> Brief: Word for word, quote all of the material, omitting the pictures.

> Supplied data:
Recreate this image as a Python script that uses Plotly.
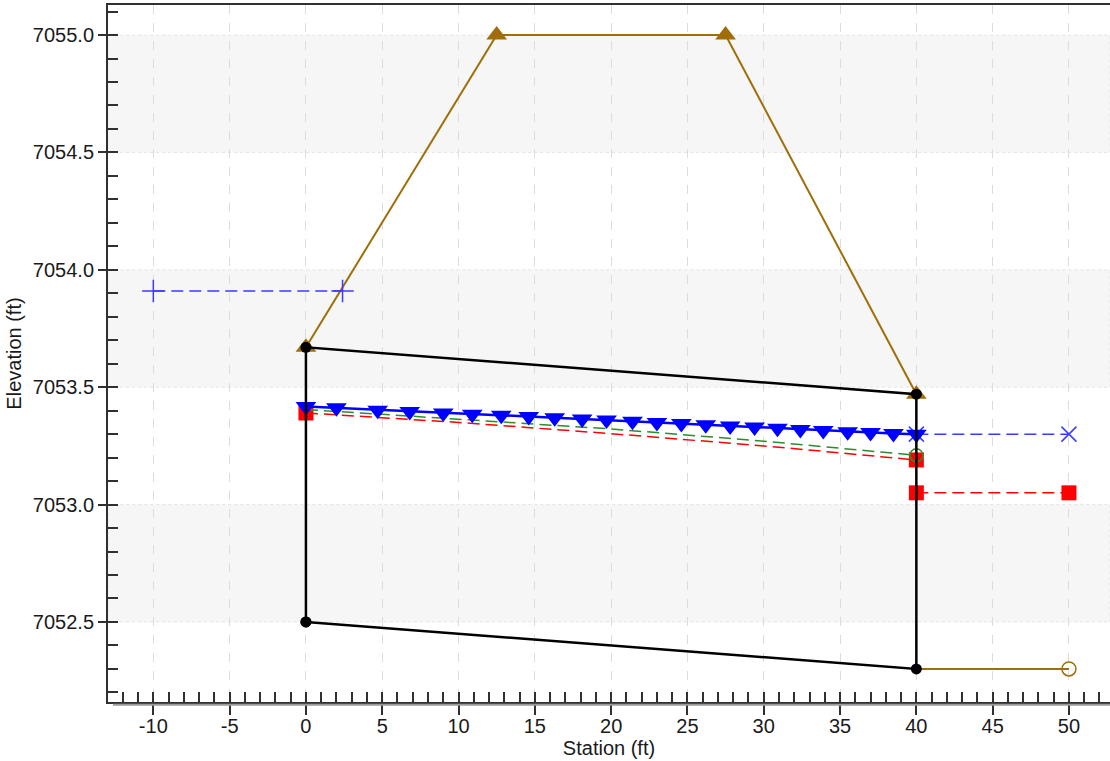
import plotly.graph_objects as go

# ---------------- data ----------------
# roadway / embankment profile (brown)
road_x = [0, 12.5, 27.5, 40]
road_y = [7053.67, 7055.0, 7055.0, 7053.47]

# tailwater channel bottom (brown, right)
outlet_x = [40, 50]
outlet_y = [7052.30, 7052.30]

# culvert barrel outline (black)
barrel_x = [0, 0, 40, 40, 0]
barrel_y = [7052.50, 7053.67, 7053.47, 7052.30, 7052.50]

# headwater (blue dashed, plus markers)
hw_x = [-10, 2.4]
hw_y = [7053.91, 7053.91]

# water surface profile (blue, inverted triangles)
wsp_x = [0, 2.0, 4.7, 6.8, 9.0, 10.9, 12.8, 14.6, 16.3, 18.1, 19.7, 21.4,
         23.0, 24.6, 26.2, 27.8, 29.4, 30.9, 32.4, 33.9, 35.5, 37.0, 38.5, 40.0]
wsp_y = [7053.418, 7053.412, 7053.402, 7053.396, 7053.390, 7053.385, 7053.380,
         7053.375, 7053.370, 7053.365, 7053.360, 7053.355, 7053.350, 7053.345,
         7053.340, 7053.335, 7053.330, 7053.325, 7053.320, 7053.315, 7053.310,
         7053.307, 7053.303, 7053.300]

# tailwater (blue dashed, x markers)
tw_x = [40, 50]
tw_y = [7053.30, 7053.30]

# critical depth (green dashed)
crit_x = [0, 10, 20, 30, 40]
crit_y = [7053.405, 7053.365, 7053.322, 7053.27, 7053.21]

# normal depth (red dashed)
norm_x = [0, 10, 20, 30, 40]
norm_y = [7053.39, 7053.35, 7053.302, 7053.25, 7053.19]

# channel critical (red dashed, squares)
chan_x = [40, 50]
chan_y = [7053.05, 7053.05]

# axis settings / tick labels
x_tickvals = [-10, -5, 0, 5, 10, 15, 20, 25, 30, 35, 40, 45, 50]
x_ticktext = ["-10", "-5", "0", "5", "10", "15", "20", "25", "30", "35", "40", "45", "50"]
x_range = [-12.97, 52.69]
y_range = [7052.159, 7055.128]
band_edges = [(7054.5, 7055.0), (7053.5, 7054.0), (7052.5, 7053.0)]

BROWN = "#A06E08"
BLUE = "#0000FF"
LBLUE = "#3b3bff"
RED = "#FF0000"
GREEN = "#2E8B2E"
DASH = "12px,6px"

fig = go.Figure()

# brown roadway
fig.add_trace(go.Scatter(x=road_x, y=road_y, mode="lines+markers",
                         line=dict(color=BROWN, width=2),
                         marker=dict(symbol="triangle-up", size=18, color=BROWN)))
fig.add_trace(go.Scatter(x=outlet_x, y=outlet_y, mode="lines",
                         line=dict(color=BROWN, width=2)))
fig.add_trace(go.Scatter(x=[outlet_x[1]], y=[outlet_y[1]], mode="markers",
                         marker=dict(symbol="circle-open", size=14, color=BROWN,
                                     line=dict(width=1.5, color=BROWN))))

# headwater
fig.add_trace(go.Scatter(x=hw_x, y=hw_y, mode="lines+markers",
                         line=dict(color=LBLUE, width=1.5, dash=DASH),
                         marker=dict(symbol="cross-thin", size=16,
                                     line=dict(width=1.5, color=LBLUE))))

# tailwater
fig.add_trace(go.Scatter(x=tw_x, y=tw_y, mode="lines+markers",
                         line=dict(color=LBLUE, width=1.5, dash=DASH),
                         marker=dict(symbol="x-thin", size=15,
                                     line=dict(width=1.5, color=LBLUE))))

# channel critical
fig.add_trace(go.Scatter(x=chan_x, y=chan_y, mode="lines+markers",
                         line=dict(color=RED, width=1.5, dash=DASH),
                         marker=dict(symbol="square", size=15, color=RED)))

# normal depth
fig.add_trace(go.Scatter(x=norm_x, y=norm_y, mode="lines",
                         line=dict(color=RED, width=1.5, dash=DASH)))
fig.add_trace(go.Scatter(x=[norm_x[0], norm_x[-1]], y=[norm_y[0], norm_y[-1]],
                         mode="markers",
                         marker=dict(symbol="square", size=15, color=RED)))

# critical depth
fig.add_trace(go.Scatter(x=crit_x, y=crit_y, mode="lines",
                         line=dict(color=GREEN, width=1.5, dash=DASH)))
fig.add_trace(go.Scatter(x=[crit_x[-1]], y=[crit_y[-1]], mode="markers",
                         marker=dict(symbol="circle-open", size=13, color=GREEN,
                                     line=dict(width=1.5, color=GREEN))))

# water surface profile
fig.add_trace(go.Scatter(x=wsp_x, y=wsp_y, mode="lines+markers",
                         line=dict(color=BLUE, width=2.5),
                         marker=dict(symbol="triangle-down", size=18, color=BLUE)))

# barrel
fig.add_trace(go.Scatter(x=barrel_x, y=barrel_y, mode="lines+markers",
                         line=dict(color="black", width=2.5),
                         marker=dict(symbol="circle", size=11, color="black")))

# shaded bands
shapes = []
for lo, hi in band_edges:
    shapes.append(dict(type="rect", xref="paper", yref="y", x0=0, x1=1,
                       y0=lo, y1=hi, fillcolor="#f6f6f6",
                       line=dict(color="#e4e4e4", width=1, dash="dot"),
                       layer="below"))
# shadow under x axis
shapes.append(dict(type="line", xref="paper", yref="paper", x0=0.005, x1=1,
                   y0=-0.004, y1=-0.004, line=dict(color="#9a9a9a", width=2)))

fig.update_layout(
    width=1110, height=761,
    margin=dict(l=108, r=0, t=5, b=59),
    plot_bgcolor="white", paper_bgcolor="white",
    showlegend=False,
    shapes=shapes,
    font=dict(family="Liberation Sans, Arial, sans-serif", size=20, color="#1a1a1a"),
    xaxis=dict(range=x_range, tickvals=x_tickvals, ticktext=x_ticktext,
               showgrid=True,
               gridcolor="#dcdcdc", griddash="dash", gridwidth=1,
               zeroline=False, showline=True, linecolor="#303030", linewidth=2,
               mirror=True,
               ticks="outside", ticklen=11, tickwidth=1.5, tickcolor="#303030",
               ticklabelstandoff=-6,
               minor=dict(dtick=1, tick0=0, ticks="inside", ticklen=10, tickwidth=1.5,
                          tickcolor="#303030", showgrid=False),
               title=dict(text="Station (ft)", font=dict(size=20), standoff=0),
               tickfont=dict(size=20)),
    yaxis=dict(range=y_range, tick0=7052.5, dtick=0.5, tickformat=".1f",
               showgrid=False, zeroline=False, showline=True,
               linecolor="#303030", linewidth=2,
               ticks="outside", ticklen=8, tickwidth=1.5, tickcolor="#303030",
               minor=dict(dtick=0.1, ticks="inside", ticklen=10, tickwidth=1.5,
                          tickcolor="#303030", showgrid=False),
               title=dict(text="Elevation (ft)", font=dict(size=20), standoff=6),
               tickfont=dict(size=20)),
)

fig.write_html("out.html", config={"displayModeBar": False},
               post_script="document.body.style.margin='0';")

> Task result:
Recreate this image as a Python script that uses Plotly.
import plotly.graph_objects as go

# ---------------- data ----------------
# roadway / embankment profile (brown)
road_x = [0, 12.5, 27.5, 40]
road_y = [7053.67, 7055.0, 7055.0, 7053.47]

# tailwater channel bottom (brown, right)
outlet_x = [40, 50]
outlet_y = [7052.30, 7052.30]

# culvert barrel outline (black)
barrel_x = [0, 0, 40, 40, 0]
barrel_y = [7052.50, 7053.67, 7053.47, 7052.30, 7052.50]

# headwater (blue dashed, plus markers)
hw_x = [-10, 2.4]
hw_y = [7053.91, 7053.91]

# water surface profile (blue, inverted triangles)
wsp_x = [0, 2.0, 4.7, 6.8, 9.0, 10.9, 12.8, 14.6, 16.3, 18.1, 19.7, 21.4,
         23.0, 24.6, 26.2, 27.8, 29.4, 30.9, 32.4, 33.9, 35.5, 37.0, 38.5, 40.0]
wsp_y = [7053.418, 7053.412, 7053.402, 7053.396, 7053.390, 7053.385, 7053.380,
         7053.375, 7053.370, 7053.365, 7053.360, 7053.355, 7053.350, 7053.345,
         7053.340, 7053.335, 7053.330, 7053.325, 7053.320, 7053.315, 7053.310,
         7053.307, 7053.303, 7053.300]

# tailwater (blue dashed, x markers)
tw_x = [40, 50]
tw_y = [7053.30, 7053.30]

# critical depth (green dashed)
crit_x = [0, 10, 20, 30, 40]
crit_y = [7053.405, 7053.365, 7053.322, 7053.27, 7053.21]

# normal depth (red dashed)
norm_x = [0, 10, 20, 30, 40]
norm_y = [7053.39, 7053.35, 7053.302, 7053.25, 7053.19]

# channel critical (red dashed, squares)
chan_x = [40, 50]
chan_y = [7053.05, 7053.05]

# axis settings / tick labels
x_tickvals = [-10, -5, 0, 5, 10, 15, 20, 25, 30, 35, 40, 45, 50]
x_ticktext = ["-10", "-5", "0", "5", "10", "15", "20", "25", "30", "35", "40", "45", "50"]
x_range = [-12.97, 52.69]
y_range = [7052.159, 7055.128]
band_edges = [(7054.5, 7055.0), (7053.5, 7054.0), (7052.5, 7053.0)]

BROWN = "#A06E08"
BLUE = "#0000FF"
LBLUE = "#3b3bff"
RED = "#FF0000"
GREEN = "#2E8B2E"
DASH = "12px,6px"

fig = go.Figure()

# brown roadway
fig.add_trace(go.Scatter(x=road_x, y=road_y, mode="lines+markers",
                         line=dict(color=BROWN, width=2),
                         marker=dict(symbol="triangle-up", size=18, color=BROWN)))
fig.add_trace(go.Scatter(x=outlet_x, y=outlet_y, mode="lines",
                         line=dict(color=BROWN, width=2)))
fig.add_trace(go.Scatter(x=[outlet_x[1]], y=[outlet_y[1]], mode="markers",
                         marker=dict(symbol="circle-open", size=14, color=BROWN,
                                     line=dict(width=1.5, color=BROWN))))

# headwater
fig.add_trace(go.Scatter(x=hw_x, y=hw_y, mode="lines+markers",
                         line=dict(color=LBLUE, width=1.5, dash=DASH),
                         marker=dict(symbol="cross-thin", size=16,
                                     line=dict(width=1.5, color=LBLUE))))

# tailwater
fig.add_trace(go.Scatter(x=tw_x, y=tw_y, mode="lines+markers",
                         line=dict(color=LBLUE, width=1.5, dash=DASH),
                         marker=dict(symbol="x-thin", size=15,
                                     line=dict(width=1.5, color=LBLUE))))

# channel critical
fig.add_trace(go.Scatter(x=chan_x, y=chan_y, mode="lines+markers",
                         line=dict(color=RED, width=1.5, dash=DASH),
                         marker=dict(symbol="square", size=15, color=RED)))

# normal depth
fig.add_trace(go.Scatter(x=norm_x, y=norm_y, mode="lines",
                         line=dict(color=RED, width=1.5, dash=DASH)))
fig.add_trace(go.Scatter(x=[norm_x[0], norm_x[-1]], y=[norm_y[0], norm_y[-1]],
                         mode="markers",
                         marker=dict(symbol="square", size=15, color=RED)))

# critical depth
fig.add_trace(go.Scatter(x=crit_x, y=crit_y, mode="lines",
                         line=dict(color=GREEN, width=1.5, dash=DASH)))
fig.add_trace(go.Scatter(x=[crit_x[-1]], y=[crit_y[-1]], mode="markers",
                         marker=dict(symbol="circle-open", size=13, color=GREEN,
                                     line=dict(width=1.5, color=GREEN))))

# water surface profile
fig.add_trace(go.Scatter(x=wsp_x, y=wsp_y, mode="lines+markers",
                         line=dict(color=BLUE, width=2.5),
                         marker=dict(symbol="triangle-down", size=18, color=BLUE)))

# barrel
fig.add_trace(go.Scatter(x=barrel_x, y=barrel_y, mode="lines+markers",
                         line=dict(color="black", width=2.5),
                         marker=dict(symbol="circle", size=11, color="black")))

# shaded bands
shapes = []
for lo, hi in band_edges:
    shapes.append(dict(type="rect", xref="paper", yref="y", x0=0, x1=1,
                       y0=lo, y1=hi, fillcolor="#f6f6f6",
                       line=dict(color="#e4e4e4", width=1, dash="dot"),
                       layer="below"))
# shadow under x axis
shapes.append(dict(type="line", xref="paper", yref="paper", x0=0.005, x1=1,
                   y0=-0.004, y1=-0.004, line=dict(color="#9a9a9a", width=2)))

fig.update_layout(
    width=1110, height=761,
    margin=dict(l=108, r=0, t=5, b=59),
    plot_bgcolor="white", paper_bgcolor="white",
    showlegend=False,
    shapes=shapes,
    font=dict(family="Liberation Sans, Arial, sans-serif", size=20, color="#1a1a1a"),
    xaxis=dict(range=x_range, tickvals=x_tickvals, ticktext=x_ticktext,
               showgrid=True,
               gridcolor="#dcdcdc", griddash="dash", gridwidth=1,
               zeroline=False, showline=True, linecolor="#303030", linewidth=2,
               mirror=True,
               ticks="outside", ticklen=11, tickwidth=1.5, tickcolor="#303030",
               ticklabelstandoff=-6,
               minor=dict(dtick=1, tick0=0, ticks="inside", ticklen=10, tickwidth=1.5,
                          tickcolor="#303030", showgrid=False),
               title=dict(text="Station (ft)", font=dict(size=20), standoff=0),
               tickfont=dict(size=20)),
    yaxis=dict(range=y_range, tick0=7052.5, dtick=0.5, tickformat=".1f",
               showgrid=False, zeroline=False, showline=True,
               linecolor="#303030", linewidth=2,
               ticks="outside", ticklen=8, tickwidth=1.5, tickcolor="#303030",
               minor=dict(dtick=0.1, ticks="inside", ticklen=10, tickwidth=1.5,
                          tickcolor="#303030", showgrid=False),
               title=dict(text="Elevation (ft)", font=dict(size=20), standoff=6),
               tickfont=dict(size=20)),
)

fig.write_html("out.html", config={"displayModeBar": False},
               post_script="document.body.style.margin='0';")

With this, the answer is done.